Introduction Stroke is the leading cause of long-term morbidity in the developed world. Despite advances in medical care the absolute number of strokes is likely to increase in the coming decades as a result of ageing population. Furthermore, up to 25% of strokes occur in patients who previously suffered a stroke or a transient ischaemic attack (TIA). Effective stroke prevention strategies are therefore crucial. Whilst the evidence for stroke rehabilitation is well established, the evidence for structured secondary prevention programmes that address the risk factors for stroke (smoking, poor diet, sedentary behaviour, blood pressure, dyslipidaemia) is less well so. Here, we describe the results of a community-based preventive cardiology programme on a stroke/TIA population.
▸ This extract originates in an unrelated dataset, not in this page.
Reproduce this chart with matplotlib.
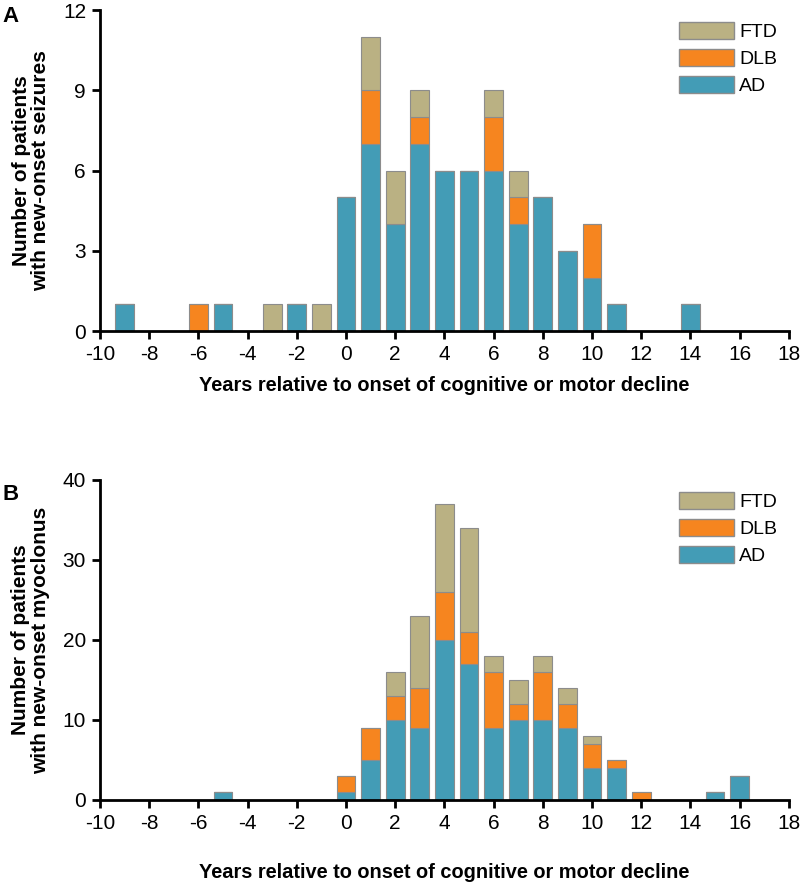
import numpy as np
import matplotlib.pyplot as plt
from matplotlib.patches import Patch

plt.rcParams['font.family'] = ['Liberation Sans', 'DejaVu Sans']
plt.rcParams['axes.unicode_minus'] = False

# Panel A: new-onset seizures
years_a = [-9, -6, -5, -3, -2, -1, 0, 1, 2, 3, 4, 5, 6, 7, 8, 9, 10, 11, 14]
ad_a = [1, 0, 1, 0, 1, 0, 5, 7, 4, 7, 6, 6, 6, 4, 5, 3, 2, 1, 1]
dlb_a = [0, 1, 0, 0, 0, 0, 0, 2, 0, 1, 0, 0, 2, 1, 0, 0, 2, 0, 0]
ftd_a = [0, 0, 0, 1, 0, 1, 0, 2, 2, 1, 0, 0, 1, 1, 0, 0, 0, 0, 0]

# Panel B: new-onset myoclonus
years_b = [-5, 0, 1, 2, 3, 4, 5, 6, 7, 8, 9, 10, 11, 12, 15, 16]
ad_b = [1, 1, 5, 10, 9, 20, 17, 9, 10, 10, 9, 4, 4, 0, 1, 3]
dlb_b = [0, 2, 4, 3, 5, 6, 4, 7, 2, 6, 3, 3, 1, 1, 0, 0]
ftd_b = [0, 0, 0, 3, 9, 11, 13, 2, 3, 2, 2, 1, 0, 0, 0, 0]

c_ad = '#439cb6'
c_dlb = '#f6851f'
c_ftd = '#bab183'
edge = '#8c8c8c'

fig = plt.figure(figsize=(8, 8.83), dpi=100)
ax_a = fig.add_axes([0.125, 0.6251, 0.861, 0.3635])
ax_b = fig.add_axes([0.125, 0.094, 0.861, 0.3624])


def draw_panel(ax, years, ad, dlb, ftd, ymax, ystep, ylabel, xpad):
    years = np.array(years)
    ad = np.array(ad)
    dlb = np.array(dlb)
    ftd = np.array(ftd)
    w = 0.77
    ax.bar(years, ad, width=w, color=c_ad, edgecolor=edge, linewidth=0.8)
    ax.bar(years, dlb, width=w, bottom=ad, color=c_dlb, edgecolor=edge, linewidth=0.8)
    ax.bar(years, ftd, width=w, bottom=ad + dlb, color=c_ftd, edgecolor=edge, linewidth=0.8)

    ax.set_xlim(-10, 18)
    ax.set_ylim(0, ymax)
    ax.set_xticks(np.arange(-10, 19, 2))
    ax.set_yticks(np.arange(0, ymax + 1, ystep))
    for s in ['top', 'right']:
        ax.spines[s].set_visible(False)
    for s in ['left', 'bottom']:
        ax.spines[s].set_linewidth(2)
    ax.tick_params(direction='out', length=6, width=2, labelsize=15, pad=4)
    ax.set_xlabel('Years relative to onset of cognitive or motor decline',
                  fontsize=14.4, fontweight='bold', labelpad=xpad)
    ax.set_ylabel(ylabel, fontsize=15, fontweight='bold', labelpad=9,
                  linespacing=1.05)

    handles = [Patch(facecolor=c_ftd, edgecolor=edge, label='FTD'),
               Patch(facecolor=c_dlb, edgecolor=edge, label='DLB'),
               Patch(facecolor=c_ad, edgecolor=edge, label='AD')]
    ax.legend(handles=handles, loc='upper right', frameon=False, fontsize=14,
              handlelength=2.85, handleheight=1.0, handletextpad=0.25,
              labelspacing=0.4, borderaxespad=0.2, bbox_to_anchor=(1.0, 1.0))


draw_panel(ax_a, years_a, ad_a, dlb_a, ftd_a, 12, 3,
           'Number of patients\nwith new-onset seizures', 9)
draw_panel(ax_b, years_b, ad_b, dlb_b, ftd_b, 40, 10,
           'Number of patients\nwith new-onset myoclonus', 22)

fig.text(0.003, 0.993, 'A', fontsize=16, fontweight='bold', va='top')
fig.text(0.003, 0.452, 'B', fontsize=16, fontweight='bold', va='top')

fig.savefig('out.png', dpi=100)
Methods Patients who had either a stroke or a TIA were invited to attend a community-based 16 week preventive cardiology programme delivered by a multi-disciplinary team (nurse, dietician, and physiotherapist) which included a weekly education and supervised exercise session. The foundation of the programme was healthy lifestyle change, but also the management of risk factors through the prescription of appropriate cardioprotective medication. An assessment was undertaken at baseline, end of programme (EOP) and 1 year follow up (FU) (table 1).

Abstract 25 Table 1

Change in Lifestyle and Medical Risk Factor Outcomes at different time points

Results Between 2009 and 2016 a total of 227 patients were invited to the programme and 224 agreed to participate (response rate 98.7%). Referrals were received from the community and from hospitals. The majority were males (67.8%) with a mean age 65.1±10.6 years. 73.4% attended EOP assessment and 64.7% attended 1 year follow up. Table 1 summarises changes in lifestyle and medical risk factors between initial assessment and EOP and between IA and 1 year FU. By the end of the programme there was evidence of significant improvement in lifestyle, medical risk factors and psychosocial outcomes. The majority of these were maintained at one year.

Conclusions These data show that a nurse-led, community-based multidisciplinary preventive cardiology programme can provide effective secondary prevention for a stroke/TIA population. The improvements in both lifestyle and medical risk factors will also reduce their risk of a future cardiovascular event in the longer term.